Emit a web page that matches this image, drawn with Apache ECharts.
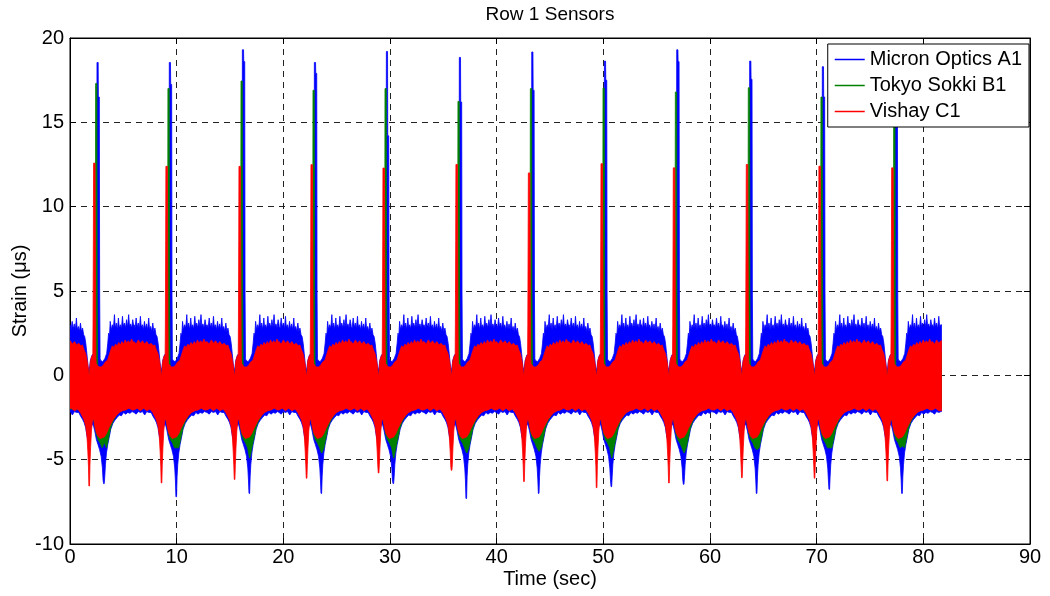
<!DOCTYPE html>
<html><head><meta charset="utf-8">
<script src="https://cdn.jsdelivr.net/npm/echarts@6/dist/echarts.min.js"></script>
<style>html,body{margin:0;padding:0;background:#fff}#c{width:1050px;height:596px}</style>
</head><body><div id="c"></div>
<script>
// ---------- data ----------
const seriesNames = ['Micron Optics A1', 'Tokyo Sokki B1', 'Vishay C1'];
const xTickValues = [0, 10, 20, 30, 40, 50, 60, 70, 80, 90];
const yTickValues = [-10, -5, 0, 5, 10, 15, 20];
const endTime = 81.7;
// time of each blue (Micron Optics) spike, sec
const eventTimes = [2.62, 9.40, 16.25, 23.00, 29.75, 36.59, 43.38, 50.19, 56.97, 63.81, 70.62, 77.44];
const tailEventTime = 84.25;
const bluePeaks   = [18.55, 18.55, 19.3, 18.55, 19.2, 18.85, 19.17, 18.63, 19.3, 18.63, 18.3, 18.4];
const blueSecond  = [16.5, 17.25, 18.6, 17.9, 14.2, 16.2, 16.9, 17.5, 18.6, 17.55, 16.5, 16.5];
const greenPeaks  = [17.3, 17.0, 17.45, 16.9, 17.0, 16.24, 17.0, 17.03, 16.8, 17.05, 16.5, 16.5];
const redPeaks    = [12.58, 12.39, 12.39, 12.49, 12.29, 12.5, 12.0, 12.55, 12.3, 12.5, 12.4, 12.3];
const redDips     = [-6.56, -6.38, -6.17, -6.1, -5.79, -5.63, -6.3, -6.66, -6.38, -6.07, -6.1, -6.26];
const blueDips    = [-6.42, -7.2, -7.0, -7.0, -6.42, -7.3, -7.0, -6.6, -6.46, -7.0, -6.76, -7.0];
const greenDips   = [-4.0, -4.3, -4.9, -4.6, -4.9, -4.6, -4.5, -4.9, -4.6, -4.4, -4.3, -4.2];

// envelope of one cycle, [seconds from the spike, strain]
const blueTopProfile = [[-3.4,3.0],[-3.3,2.8],[-3.2,3.4],[-3.1,2.85],[-3.0,3.1],[-2.9,2.75],[-2.8,3.5],[-2.72,2.85],
  [-2.62,3.0],[-2.52,2.7],[-2.42,3.2],[-2.32,2.75],[-2.22,3.05],[-2.12,2.7],[-2.02,3.4],[-1.94,2.7],[-1.84,2.9],
  [-1.74,2.6],[-1.64,3.1],[-1.54,2.6],[-1.44,2.8],[-1.34,2.4],[-1.24,2.3],[-1.14,1.9],[-1.04,1.3],[-0.92,0.5],
  [-0.82,0.3],[-0.7,0.9],[-0.55,1.2],[-0.4,1.3],[-0.25,1.3],[-0.14,1.4],
  [0.24,0.9],[0.45,0.8],[0.65,1.0],[0.82,1.3],[0.92,1.9],[1.0,2.5],[1.08,2.3],[1.15,3.2],[1.25,2.7],[1.35,3.0],
  [1.45,2.8],[1.55,3.6],[1.62,2.8],[1.72,3.1],[1.82,2.7],[1.92,3.4],[2.0,2.8],[2.1,3.0],[2.2,2.75],[2.3,3.5],
  [2.38,2.9],[2.48,3.1],[2.58,2.8],[2.68,3.3],[2.78,2.85],[2.88,3.6],[2.96,2.9],[3.06,3.05],[3.16,2.8],[3.26,3.3],[3.36,2.9]];
const blueBottomProfile = [[-3.4,-2.2],[-3.2,-2.3],[-3.0,-2.15],[-2.8,-2.2],[-2.6,-2.15],[-2.4,-2.35],[-2.2,-2.15],
  [-2.0,-2.2],[-1.8,-2.2],[-1.6,-2.45],[-1.45,-2.6],[-1.3,-2.8],[-1.15,-3.1],[-1.03,-3.6],[-0.92,-3.9],[-0.82,-3.7],
  [-0.72,-3.3],[-0.6,-3.0],[-0.45,-2.9],[-0.3,-3.3],[-0.15,-3.8],[0.0,-4.1],[0.15,-4.4],[0.3,-4.8],[0.42,-5.5],
  [0.48,-6.2],[0.64,-6.0],[0.7,-5.3],[0.8,-4.6],[0.92,-4.1],[1.05,-3.7],[1.2,-3.2],[1.4,-2.85],[1.6,-2.65],
  [1.8,-2.5],[2.0,-2.35],[2.2,-2.4],[2.4,-2.2],[2.6,-2.3],[2.8,-2.2],[3.0,-2.25],[3.2,-2.15]];
const greenTopProfile = [[-3.4,1.4],[-1.3,1.3],[-1.1,0.9],[-0.95,0.3],[-0.85,-0.3],[-0.75,0.3],[-0.6,0.8],[-0.4,0.9],
  [-0.27,0.9],[0.0,0.5],[0.3,0.3],[0.6,0.4],[0.9,0.7],[1.1,1.0],[1.3,1.3],[1.5,1.4],[3.3,1.4]];
const greenBottomProfile = [[-3.4,-1.9],[-1.5,-2.0],[-1.2,-2.6],[-1.05,-3.1],[-0.92,-3.5],[-0.82,-3.8],[-0.72,-3.2],
  [-0.55,-2.5],[-0.4,-2.6],[-0.28,-3.0],[-0.15,-3.5],[0.0,-3.8],[0.2,-4.0],[0.4,-4.3],[0.8,-4.3],[1.0,-3.7],
  [1.2,-3.1],[1.4,-2.75],[1.7,-2.4],[2.0,-2.1],[2.4,-1.95],[3.3,-1.9]];
const redTopProfile = [[-3.4,2.0],[-3.2,1.85],[-3.0,2.1],[-2.8,1.9],[-2.6,2.05],[-2.4,1.85],[-2.2,2.0],[-2.0,1.8],
  [-1.8,1.9],[-1.6,1.75],[-1.45,1.8],[-1.3,1.5],[-1.15,1.3],[-1.02,0.9],[-0.92,0.5],[-0.85,0.0],[-0.79,0.1],
  [-0.72,0.8],[-0.6,1.1],[-0.5,1.2],[-0.48,1.3],[-0.16,0.7],[-0.05,0.6],[0.1,0.5],[0.3,0.5],[0.5,0.6],[0.7,0.8],
  [0.9,0.9],[1.05,1.2],[1.2,1.5],[1.35,1.75],[1.5,1.65],[1.65,1.85],[1.8,1.75],[1.95,1.95],[2.1,1.8],[2.25,2.0],
  [2.4,1.85],[2.55,2.1],[2.7,1.9],[2.85,2.05],[3.0,1.9],[3.15,2.15],[3.3,1.95]];
const redBottomProfile = [[-3.4,-2.05],[-3.1,-1.95],[-2.8,-2.1],[-2.5,-1.95],[-2.2,-2.1],[-1.9,-2.0],[-1.65,-2.2],
  [-1.45,-2.45],[-1.3,-2.65],[-1.15,-3.0],[-1.03,-3.6],[-0.95,-4.5],[-0.89,-5.4],[-0.75,-5.3],[-0.69,-4.3],
  [-0.61,-3.3],[-0.52,-2.7],[-0.4,-2.6],[-0.3,-3.0],[-0.15,-3.4],[0.0,-3.6],[0.2,-3.75],[0.4,-3.7],[0.6,-3.65],
  [0.8,-3.45],[1.0,-3.15],[1.2,-2.9],[1.45,-2.6],[1.7,-2.4],[2.0,-2.2],[2.3,-2.1],[2.6,-2.05],[2.9,-1.95],[3.2,-2.05]];

// ---------- build envelopes ----------
const allEvents = eventTimes.concat([tailEventTime]);
function edge(profile, extra) {
  let pts = [];
  allEvents.forEach((B, k) => {
    profile.forEach(p => pts.push([B + p[0], p[1]]));
    if (k < eventTimes.length) extra(B, k).forEach(p => pts.push(p));
  });
  pts.sort((a, b) => a[0] - b[0]);
  pts = pts.filter(p => p[0] >= 0 && p[0] <= endTime);
  pts.unshift([0, pts[0][1]]);
  pts.push([endTime, pts[pts.length - 1][1]]);
  return pts;
}
const blueTop = edge(blueTopProfile, (B, k) => [[B-0.12,3.0],[B-0.09,bluePeaks[k]],[B+0.02,bluePeaks[k]],
  [B+0.04,blueSecond[k]],[B+0.13,blueSecond[k]],[B+0.16,5.0],[B+0.2,1.0]]);
const blueBottom = edge(blueBottomProfile, (B, k) => [[B+0.53,blueDips[k]],[B+0.59,blueDips[k]]]);
const greenTop = edge(greenTopProfile, (B, k) => [[B-0.25,3.0],[B-0.22,greenPeaks[k]],[B-0.1,greenPeaks[k]],[B-0.07,5.0],[B-0.03,0.8]]);
const greenBottom = edge(greenBottomProfile, (B, k) => [[B+0.58,greenDips[k]],[B+0.62,greenDips[k]]]);
const redTop = edge(redTopProfile, (B, k) => [[B-0.46,3.0],[B-0.43,8.0],[B-0.41,redPeaks[k]],[B-0.27,redPeaks[k]],
  [B-0.25,9.0],[B-0.21,3.0],[B-0.19,1.0]]);
const redBottom = edge(redBottomProfile, (B, k) => [[B-0.85,redDips[k]],[B-0.79,redDips[k]]]);

function band(name, color, top, bottom, z) {
  const poly = top.concat(bottom.slice().reverse());
  return {
    name: name, type: 'custom', coordinateSystem: 'cartesian2d', clip: true, z: z,
    itemStyle: { color: color },
    encode: { x: 0, y: 1 },
    data: poly,
    renderItem: function (params, api) {
      if (params.dataIndex !== 0) return null;
      const pts = poly.map(p => api.coord(p));
      return { type: 'polygon', shape: { points: pts },
        style: { fill: color, stroke: color, lineWidth: 0.8, lineJoin: 'round' } };
    }
  };
}

const FONT = '"Liberation Sans", Arial, sans-serif';
const chart = echarts.init(document.getElementById('c'), null, { renderer: 'canvas' });
const dashed = { show: true, lineStyle: { color: '#222', width: 1, type: [6, 5] } };
const tickStyle = { show: true, inside: true, length: 6, lineStyle: { color: '#000' } };
const lineStyle = { show: true, onZero: false, lineStyle: { color: '#000' } };
chart.setOption({
  animation: false,
  backgroundColor: '#fff',
  graphic: [{ type: 'text', x: 550, y: 15, z: 10,
    style: { text: 'Row 1 Sensors', fill: '#000', fontSize: 19, fontFamily: FONT, align: 'center', verticalAlign: 'middle' } }],
  grid: { left: 70, right: 20, top: 38, bottom: 52, show: true, borderColor: '#000', borderWidth: 1,
    backgroundColor: 'transparent', containLabel: false, outerBoundsMode: 'none' },
  legend: {
    orient: 'vertical', right: 21, top: 44, z: 20,
    backgroundColor: '#fff', borderColor: '#000', borderWidth: 1, padding: [4, 7, 4, 7],
    itemWidth: 30, itemHeight: 1.5, itemGap: 3,
    textStyle: { fontSize: 20, fontFamily: FONT, color: '#000', lineHeight: 23 },
    data: seriesNames.map(n => ({ name: n, icon: 'rect' }))
  },
  xAxis: [{
    type: 'value', min: 0, max: 90, interval: 10, position: 'bottom',
    name: 'Time (sec)', nameLocation: 'middle', nameGap: 25, nameMoveOverlap: false,
    nameTextStyle: { fontSize: 20, fontFamily: FONT, color: '#000' },
    axisLine: lineStyle, axisTick: tickStyle,
    axisLabel: { fontSize: 20, fontFamily: FONT, color: '#000', margin: 3, formatter: v => String(v) },
    splitLine: dashed
  }, {
    type: 'value', min: 0, max: 90, interval: 10, position: 'top',
    axisLine: lineStyle, axisTick: tickStyle,
    axisLabel: { show: false }, splitLine: { show: false }
  }],
  yAxis: [{
    type: 'value', min: -10, max: 20, interval: 5, position: 'left',
    name: 'Strain (μs)', nameLocation: 'middle', nameGap: 40, nameMoveOverlap: false,
    nameTextStyle: { fontSize: 20, fontFamily: FONT, color: '#000' },
    axisLine: lineStyle, axisTick: tickStyle,
    axisLabel: { fontSize: 20, fontFamily: FONT, color: '#000', margin: 6, formatter: v => String(v) },
    splitLine: dashed
  }, {
    type: 'value', min: -10, max: 20, interval: 5, position: 'right',
    axisLine: lineStyle, axisTick: tickStyle,
    axisLabel: { show: false }, splitLine: { show: false }
  }],
  series: [
    band(seriesNames[0], '#0000ff', blueTop, blueBottom, 2),
    band(seriesNames[1], '#008000', greenTop, greenBottom, 3),
    band(seriesNames[2], '#ff0000', redTop, redBottom, 4)
  ]
});
</script></body></html>
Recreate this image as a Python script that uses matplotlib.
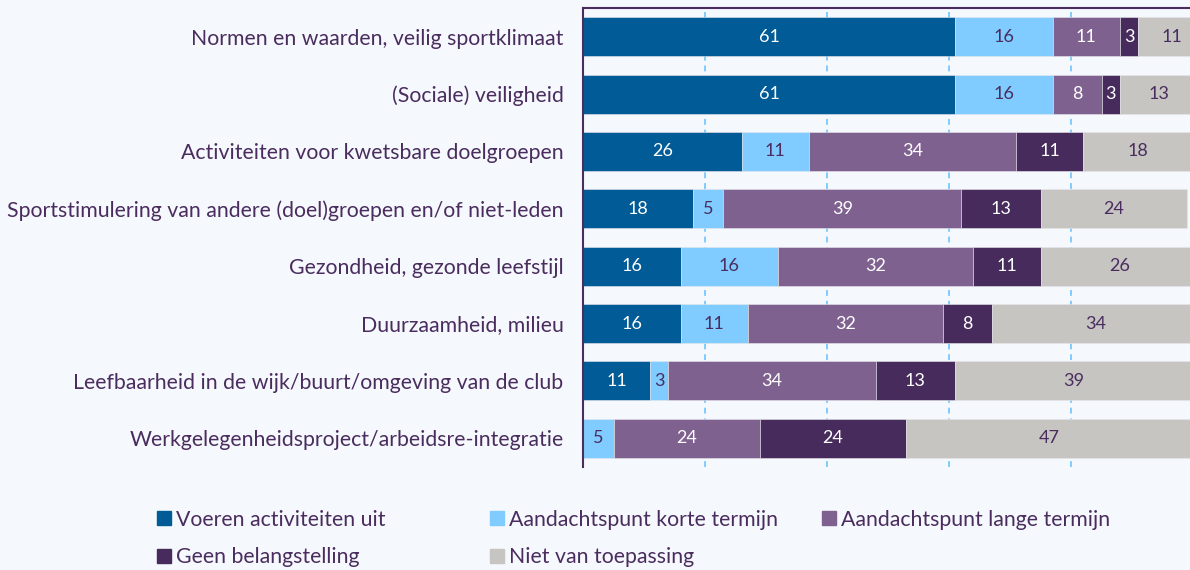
import matplotlib
matplotlib.use("Agg")
import matplotlib.pyplot as plt
from matplotlib.lines import Line2D

plt.rcParams["font.family"] = ["Lato", "DejaVu Sans"]

categorieen = [
    "Normen en waarden, veilig sportklimaat",
    "(Sociale) veiligheid",
    "Activiteiten voor kwetsbare doelgroepen",
    "Sportstimulering van andere (doel)groepen en/of niet-leden",
    "Gezondheid, gezonde leefstijl",
    "Duurzaamheid, milieu",
    "Leefbaarheid in de wijk/buurt/omgeving van de club",
    "Werkgelegenheidsproject/arbeidsre-integratie",
]
reeksen = [
    "Voeren activiteiten uit",
    "Aandachtspunt korte termijn",
    "Aandachtspunt lange termijn",
    "Geen belangstelling",
    "Niet van toepassing",
]
voeren = [61, 61, 26, 18, 16, 16, 11, 0]
korte = [16, 16, 11, 5, 16, 11, 3, 5]
lange = [11, 8, 34, 39, 32, 32, 34, 24]
geen = [3, 3, 11, 13, 11, 8, 13, 24]
niet_vt = [11, 13, 18, 24, 26, 34, 39, 47]
waarden = [voeren, korte, lange, geen, niet_vt]

kleuren = ["#005b96", "#80cbff", "#7f6190", "#472b5d", "#c6c5c2"]
tekstkleur = ["white", "#4a2d5e", "white", "white", "#4a2d5e"]
paars = "#4a2d5e"
achtergrond = "#f5f8fd"

fig = plt.figure(figsize=(11.9, 5.7), dpi=100, facecolor=achtergrond)
ax = fig.add_axes([583 / 1190, 1 - 467 / 570, 610 / 1190, 459 / 570])
ax.set_facecolor(achtergrond)

y = list(range(len(categorieen)))
links = [0] * len(categorieen)
for naam, vals, kl, tk in zip(reeksen, waarden, kleuren, tekstkleur):
    balken = ax.barh(y, vals, left=links, height=0.68, color=kl,
                     edgecolor="#e6e6ea", linewidth=0.4, label=naam, zorder=2)
    for b, v in zip(balken, vals):
        if v > 0:
            ax.text(b.get_x() + b.get_width() / 2, b.get_y() + b.get_height() / 2,
                    str(v), ha="center", va="center", color=tk, fontsize=13, zorder=3)
    links = [l + v for l, v in zip(links, vals)]

ax.set_xlim(0, 100)
ax.set_ylim(len(categorieen) - 0.5, -0.5)
ax.set_yticks(y)
ax.set_yticklabels(categorieen, fontsize=15.3, color=paars)
ax.tick_params(axis="y", length=0, pad=14)
ax.set_xticks([20, 40, 60, 80])
ax.tick_params(axis="x", length=0, labelbottom=False)
ax.grid(axis="x", color="#80cbff", linestyle=(0, (3, 2.5)), linewidth=1.4, zorder=0)
ax.set_axisbelow(True)
for kant in ["right", "bottom"]:
    ax.spines[kant].set_visible(False)
for kant in ["left", "top"]:
    ax.spines[kant].set_color(paars)
    ax.spines[kant].set_linewidth(1.5)

# legenda in drie kolommen, rij voor rij zoals in het origineel
kolommen = [[0, 3], [1, 4], [2]]
kol_x = [146 / 1190, 479 / 1190, 811 / 1190]
for idx, xpos in zip(kolommen, kol_x):
    handles = [Line2D([], [], marker="s", linestyle="none", markersize=9.5,
                      color=kleuren[i]) for i in idx]
    leg = fig.legend(handles, [reeksen[i] for i in idx], loc="upper left",
                     bbox_to_anchor=(xpos, 1 - 499 / 570), frameon=False,
                     fontsize=15.3, handlelength=0.7, handletextpad=0.2,
                     labelspacing=0.83, borderpad=0)
    for t in leg.get_texts():
        t.set_color(paars)

fig.savefig("out.png", dpi=100, facecolor=achtergrond)
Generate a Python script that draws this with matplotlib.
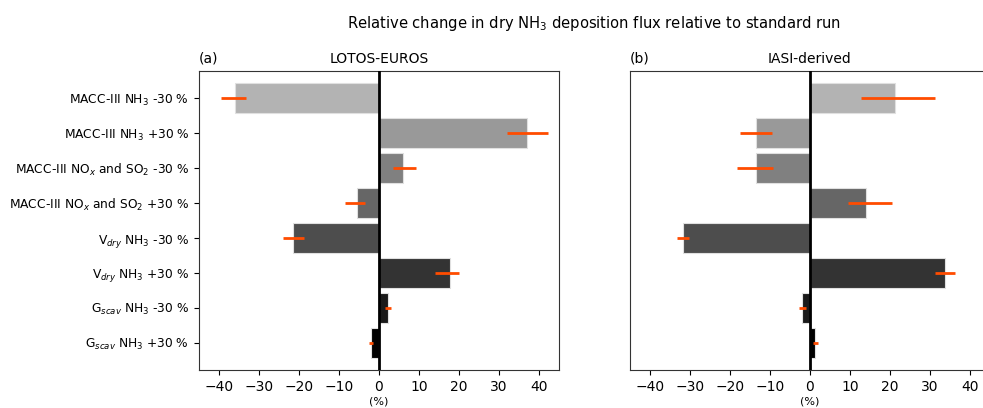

════

**Problem requirements:** Filter out all lines lacking the word "matplotlib" and copy the rest.

**The response:**
Recreate this image as a Python script that uses matplotlib.
import matplotlib
matplotlib.use("Agg")
import matplotlib.pyplot as plt
from matplotlib.lines import Line2D
Generate a Python script that draws this with matplotlib.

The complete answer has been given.